Experience: Founders raising institutional capital for the first time—without prior exposure to term sheet structures, due diligence processes, or VC dynamics—benefit enormously from guided support. The learning curve without it can cost both time and deal quality.

Access: Founders building companies outside of Toronto, Montréal, or Vancouver face a real geographic access problem. Consultants with established investor relationships can open doors that location and professional network would otherwise keep closed.

Bandwidth: Running a business and a fundraising process simultaneously is the default reality for most founders. Having professionals manage the investor relations process while founders continue building removes a significant operational burden.

The right time to engage a consultant is when the business has something concrete to show: measurable traction, early revenue, a validated product, or clear proof of concept. Startups with no product and no traction are rarely ready for institutional fundraising regardless of how well the process is managed.

Government Programs That Work Alongside Investor Capital

Canada's public funding programs are a meaningful and often underutilized part of the broader capital strategy. The Scientific Research and Experimental Development (SR&ED) tax credit program offers eligible companies up to CAD 3.5 million annually in refundable credits. BDC (Business Development Bank of Canada) participated in 698 funding rounds in 2024 alone, making it one of the most active investors in the country. The Startup Visa Program offers qualifying international founders a pathway to permanent residency while launching a business in Canada.

Layering non-dilutive capital—grants, SR&ED credits, and government co-investment—alongside equity financing is a strategy experienced consultants help founders plan early. A cap table that includes non-dilutive funding extends runway and creates better negotiating leverage with private investors who see a founder who has already validated their business through other sources.

How to Choose the Right Fundraising Consulting Partner

Not all fundraising consultants operate with the same model or incentives. Some charge flat retainers. Others work on a success fee tied to capital raised. Some offer pitch deck design exclusively; others manage the full investor outreach process from discovery through close.

Questions worth asking before signing any engagement include whether the firm has verifiable experience with Canadian startups in your sector, whether they can provide references from founders at comparable stages, what their specific process looks like from strategy through term sheet, and how transparent they are about realistic timelines and expected outcomes.

A well-run fundraising campaign typically spans ten to fourteen weeks for the initial outreach phase, with the full round closing anywhere from three to twelve months after first investor contact.

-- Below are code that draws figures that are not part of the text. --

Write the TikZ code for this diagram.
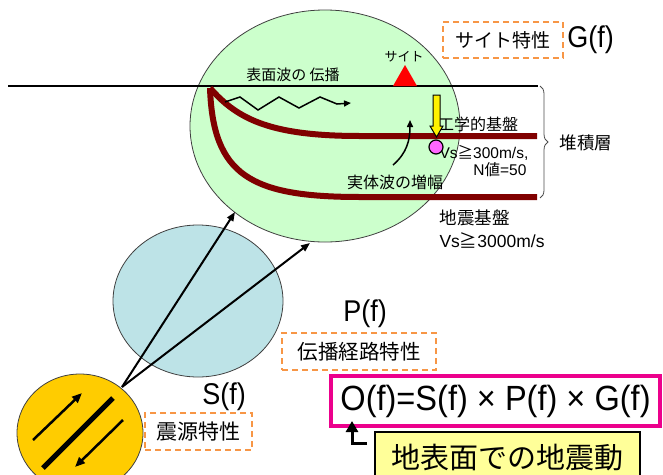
\documentclass[tikz,border=0pt]{standalone}
\usepackage{fontspec}
\setmainfont{Liberation Sans}
\newfontfamily\jp{Noto Sans CJK JP}
\usetikzlibrary{positioning, shapes.geometric, arrows.meta, decorations.pathreplacing}

\definecolor{sitegreen}{HTML}{CCFFCC}
\definecolor{pathblue}{HTML}{BDE3E7}
\definecolor{srcyellow}{HTML}{FFCC00}
\definecolor{layerred}{HTML}{800000}
\definecolor{tagorange}{HTML}{F79646}
\definecolor{notepale}{HTML}{FFFF99}
\definecolor{pointpink}{HTML}{FF66FF}

\newcommand\fsz[1]{\fontsize{#1}{#1}\selectfont}
% narrow Latin for the big function labels
\newcommand\narrow[2]{\scalebox{0.9}[1]{\fsz{#1}#2}}

\tikzset{
  zone/.style={ellipse, draw=black!75, line width=0.8, inner sep=0},
  tag/.style={draw=tagorange, dash pattern=on 6pt off 4pt, line width=1.5, inner sep=0},
  layer/.style={layerred, line width=6},
  ray/.style={line width=2, -{Triangle[length=9pt,width=7pt]}},
  fault/.style={line width=2.5, -{Triangle[length=10pt,width=8pt]}},
}

\begin{document}
\begin{tikzpicture}[x=1pt, y=-1pt]
        \useasboundingbox (0,0) rectangle (663,474);
        \clip (0,0) rectangle (663,474);

        % site, path and source regions
        \node[zone, fill=sitegreen, minimum width=270, minimum height=232] (site) at (325,126) {};
        \node[zone, fill=pathblue, minimum width=170, minimum height=152] (path) at (198,301) {};
        \node[zone, fill=srcyellow, minimum width=126, minimum height=118] (source) at (80,433) {};

        % ground surface and site mark
        \coordinate (gl) at (8,86);
        \coordinate (gr) at (538,86);
        \draw[line width=1.2] (gl) -- (gr);
        \fill[red] (393,86) -- (405,65) -- (417,86) -- cycle;
        \node (sitelbl) at (404,57) {\jp\fsz{13}サイト};

        % layers
        \coordinate (edge) at (210,88);
        \draw[layer] (edge) .. controls (238,120) and (272,136) .. (360,136) -- (537,136);
        \draw[layer] (edge) .. controls (213,175) and (250,197) .. (360,197) -- (537,197);
        \draw[decorate, decoration={brace, amplitude=8}, line width=0.8, black!70] (540,86) -- (540,198);

        % surface wave
        \node (surf) at (293,75) {\jp\fsz{15}表面波の 伝播};
        \draw[line width=1.5, -{Triangle[length=7pt,width=6pt]}] (225,102) -- (240,97) -- (258,110) -- (279,97)
            -- (299,108) -- (320,97) -- (337,104) -- (351,103);

        % body wave
        \node (body) at (395,182) {\jp\fsz{16}実体波の増幅};
        \draw[line width=1.5, -{Triangle[length=7pt,width=6pt]}] (393,165) .. controls (407,153) and (410,140) .. (410,120);

        \node (eng) at (478,124) {\jp\fsz{16}工学的基盤};
        \node (vs1) at (484,153) {\fsz{15.5}Vs{\jp≧}300m/s,};
        \node[anchor=east] (nval) at (530,170) {\fsz{15.5}N{\jp 値}=50};
        \node (depo) at (586,143) {\jp\fsz{17.5}堆積層};
        \node[anchor=west] (bed) at (436,218) {\jp\fsz{17.5}地震基盤};
        \node[anchor=west] (vs2) at (436,240) {\fsz{17.5}Vs{\jp≧}3000m/s};

        % input at the base
        \filldraw[fill=yellow, draw=black, line width=1] (433,95) -- (440,95) -- (440,126) -- (443,126)
            -- (436.5,137) -- (430,126) -- (433,126) -- cycle;
        \node[circle, draw, line width=1.2, fill=pointpink, minimum size=14, inner sep=0] (base) at (436,147) {};

        % rays from the focus
        \coordinate (focus) at (122,387);
        \coordinate (hitA) at (235,212);
        \coordinate (hitB) at (310,243);
        \draw[ray] (focus) -- (hitA);
        \draw[ray] (focus) -- (hitB);

        % fault
        \draw[line width=5] (43,468) -- (113,398);
        \draw[fault] (33,440) -- (82,393);
        \draw[fault] (123,420) -- (75,467);

        % labels
        \node[tag, minimum width=120, minimum height=36] (sitetag) at (503,40) {\jp\fsz{19}サイト特性};
        \node[right=0pt of sitetag] (G) {\narrow{30}{G(f)}};
        \node[tag, minimum width=154, minimum height=37] (pathtag) at (359,351.5) {\jp\fsz{20.5}伝播経路特性};
        \node (P) at (365,314) {\narrow{30}{P(f)}};
        \node[tag, minimum width=107, minimum height=37] (srctag) at (198.5,431.5) {\jp\fsz{21}震源特性};
        \node (S) at (224,397) {\narrow{30}{S(f)}};

        % observed motion
        \node[draw=magenta, line width=4, minimum width=329, minimum height=50, inner sep=0] (eq) at (495.5,401)
            {\scalebox{0.93}[1]{\fsz{35}O(f)=S(f) × P(f) × G(f)}};
        \node[draw, fill=notepale, line width=1.2, minimum width=265, minimum height=52, inner sep=0] (obs) at (507.5,458)
            {\jp\fsz{29}地表面での地震動};
        \coordinate (lstart) at (367,443);
        \coordinate (ltip) at (352,421);
        \draw[line width=3, -{Triangle[length=11pt,width=12pt]}] (lstart) -| (ltip);
    \end{tikzpicture}
\end{document}
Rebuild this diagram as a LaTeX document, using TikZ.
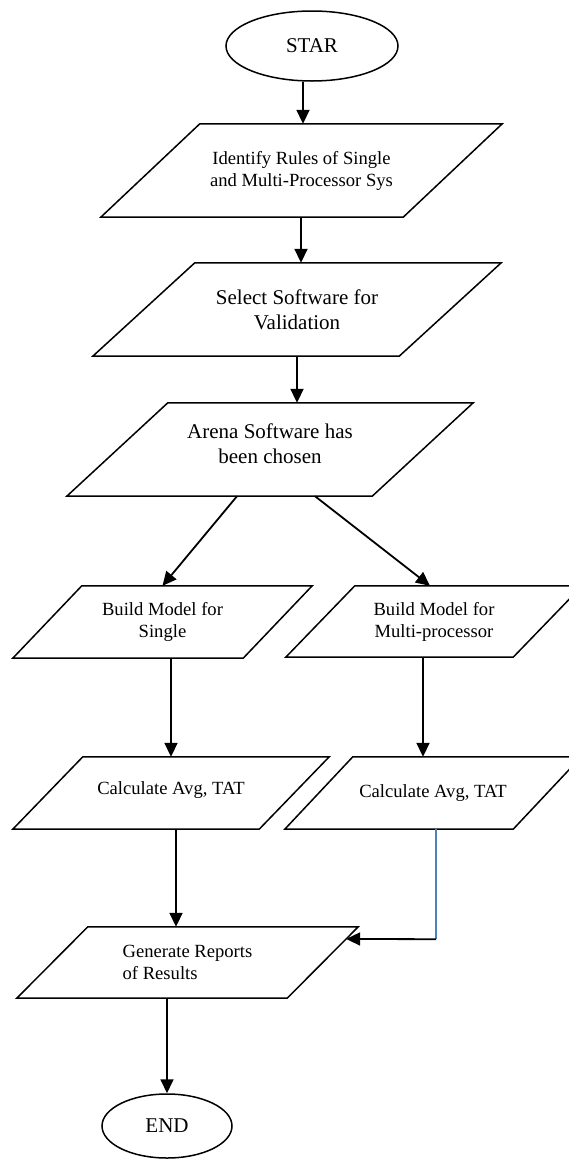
\documentclass[tikz,border=0pt]{standalone}
\usepackage{fontspec}
\setmainfont{Liberation Serif}
\usetikzlibrary{arrows.meta,shapes.geometric,calc}
\definecolor{ink}{HTML}{000000}
\definecolor{wdblue}{HTML}{4F81BD}

\begin{document}
\begin{tikzpicture}[x=1pt, y=-1pt,
  term/.style={draw=ink, ellipse, line width=1.5pt, inner sep=0pt,
               font=\fontsize{21}{25}\selectfont},
  io/.style={rectangle, inner sep=2pt, align=center,
             font=\fontsize{18.6}{22}\selectfont},
  big/.style={font=\fontsize{21}{25}\selectfont},
  rim/.style={draw=ink, line width=1.5pt, line join=miter},
  fl/.style={-{Triangle[length=14pt,width=13pt]}, ink, line width=1.8pt}]

\useasboundingbox (0,0) rectangle (569,1160);

% main column
\node[term, minimum width=172pt, minimum height=70pt] (st) at (312,46) {STAR};
\node[io, minimum width=302pt, minimum height=93pt] (r1) at (301.5,170.5)
  {Identify Rules of Single\\and Multi-Processor Sys};
\node[io, big, minimum width=306pt, minimum height=93pt] (sw) at (297,309.5)
  {Select Software for\\Validation};
\node[io, big, minimum width=305pt, minimum height=93pt] (ar) at (270,449.5)
  {Arena Software has\\been chosen\\[-13pt]};

% the two branches
\node[io, minimum width=230pt, minimum height=72pt] (bs) at (162.5,622)
  {Build Model for\\Single};
\node[io, minimum width=227pt, minimum height=71pt] (bm) at (434,621.5)
  {Build Model for\\Multi-processor};
\node[io, minimum width=246pt, minimum height=72pt] (cs) at (171,793)
  {Calculate Avg, TAT\\[-12pt]};
\node[io, minimum width=228pt, minimum height=72pt] (cm) at (433,793)
  {Calculate Avg, TAT};

% merge and finish
\node[io, align=left, minimum width=270pt, minimum height=71pt] (gr)
  at (187.5,962.5) {Generate Reports\\of Results};
\node[term, minimum width=130pt, minimum height=64pt] (en) at (167,1126) {END};

% parallelogram outlines, half slant per box
\foreach \n/\s in {r1/49.5, sw/51, ar/50.5, bs/34.5, bm/34.5, cs/35, cm/34, gr/35.5}
  \draw[rim] ([xshift=\s pt]\n.north west) -- ([xshift=\s pt]\n.north east)
    -- ([xshift=-\s pt]\n.south east) -- ([xshift=-\s pt]\n.south west) -- cycle;

\draw[fl] ([xshift=-9pt]st.south) -- ([xshift=-9pt]st.south |- r1.north);
\draw[fl] ([xshift=-0.5pt]r1.south) -- ([xshift=-0.5pt]r1.south |- sw.north);
\draw[fl] (sw.south) -- (sw.south |- ar.north);
\draw[fl] ([xshift=-33pt]ar.south) -- (bs.north);
\draw[fl] ([xshift=45pt]ar.south) -- ([xshift=-4pt]bm.north);
\draw[fl] ([xshift=8.5pt]bs.south) -- ([xshift=8.5pt]bs.south |- cs.north);
\draw[fl] ([xshift=-11pt]bm.south) -- ([xshift=-10pt]cm.north);
\draw[fl] ([xshift=5pt]cs.south) -- ([xshift=5pt]cs.south |- gr.north);

% right branch joins from the side
\coordinate (cmb) at ([xshift=3pt]cm.south);
\coordinate (bend) at ($(cmb)+(0,110)$);
\coordinate (grtr) at ([xshift=35.5pt]gr.north east);
\coordinate (grbr) at ([xshift=-35.5pt]gr.south east);
\draw[wdblue, line width=1.1pt] (cmb) -- (bend);
\draw[fl] (bend) -- ($(grtr)!0.17!(grbr)$);

\draw[fl] (gr.south -| en.north) -- (en.north);

\end{tikzpicture}
\end{document}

Knowing what to expect at each phase—and having experienced support at every step—is what separates founders who close successfully from those who exhaust runway in the process.

Final Thoughts for Canadian Founders

Canada's startup ecosystem is active, well-resourced in aggregate, and capable of producing world-class companies. However, with $11.5 billion in dry powder sitting with Canadian investors and capital increasingly concentrated in later-stage deals, early-stage founders face a more competitive environment than the headline investment numbers suggest.

Fundraising consulting services exist to close the gap between a founder's vision and an investor's criteria. When done well, they do more than prepare materials. They help founders understand their own investment story more clearly, target capital more precisely, and engage investors from a position of preparation rather than urgency.

In a market where only 6% of new startups secure any venture funding, how well the process is managed often matters as much as how strong the idea is.